MR. JUSTICE BURTON delivered the opinion of the Court.
In this case the United States District Court directed a verdict for respondent because petitioner failed to present evidence of either a breach of contract or resulting damages sufficient to sustain a verdict for petitioner. The [348 U.S. 296, 297] Court of Appeals, however, affirmed the judgment on the ground that the alleged contract was unenforceable. For the reasons hereafter stated, we agree with the District Court that the evidence was not sufficient to sustain the alleged breach of contract. Accordingly, we do not reach or pass upon the other grounds discussed by the Court of Appeals.
In 1948, the crops of Irish potatoes in the United States and Canada were among the largest on record. As a result, the United States, in 1 (b) of the Agricultural Act of 1948, 62 Stat. 1247, 1248, obligated itself to support the sale of such potatoes at 90% of their parity price. This program was carried out through agreements of the Commodity Credit Corporation to purchase, from eligible growers or dealers in the United States, all Irish potatoes harvested before January 1, 1949, provided such potatoes could not be sold commercially at 90% of parity. As the unsupported Canadian prices were lower than the supported prices in the United States, it became profitable to import Canadian potatoes despite the tariff and freight charges.
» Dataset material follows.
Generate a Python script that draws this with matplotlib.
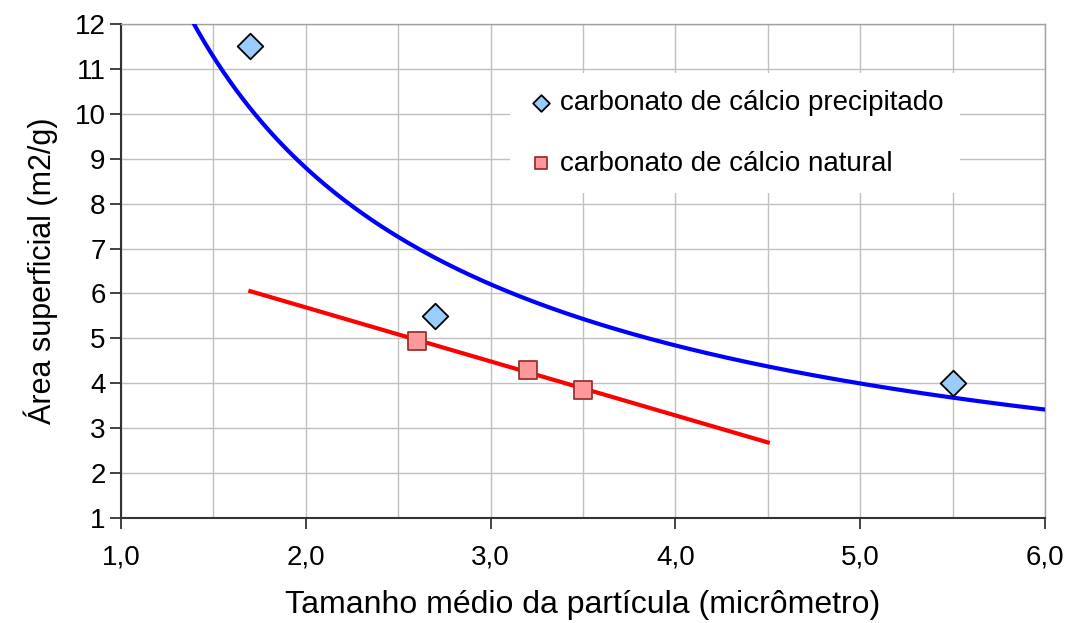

Recognizing that fact, Congress authorized investigations by the Tariff Commission, under the President's direction, which might lead to imposing quantitative limitations on imports or to increasing import fees. 62 Stat. 1248-1250, 7 U.S.C. 624.
However, without resorting to that procedure, the United States acted through diplomatic channels. Its Acting Secretary of State and the Canadian Ambassador exchanged notes on November 23, 1948, purporting to consummate an executive agreement effective at once. For their text see Appendix, infra, at 305-309. Of special significance to this litigation are the undertakings made by Canada, in its note, to place its Irish potatoes under export control, to withhold export permits for the movement of table stock potatoes to the United States, and to issue export permits for the shipment of Canadian certified [348 U.S. 296, 298] seed potatoes to the United States only under specified circumstances. Those circumstances were that the shipments be limited to specified States where there was a legitimate demand for certified seed potatoes and to a short period before the normal seeding time. Permits were to be granted only to exporters having firm orders from legitimate United States users of Canadian seed potatoes, and those exporters were "to have included in any contract into which they might enter with a United States seed potato importer a clause in which the importer would give an assurance that the potatoes would not be diverted or reconsigned for table stock purposes." Appendix, infra, at 306. The agreement terminated June 20, 1949.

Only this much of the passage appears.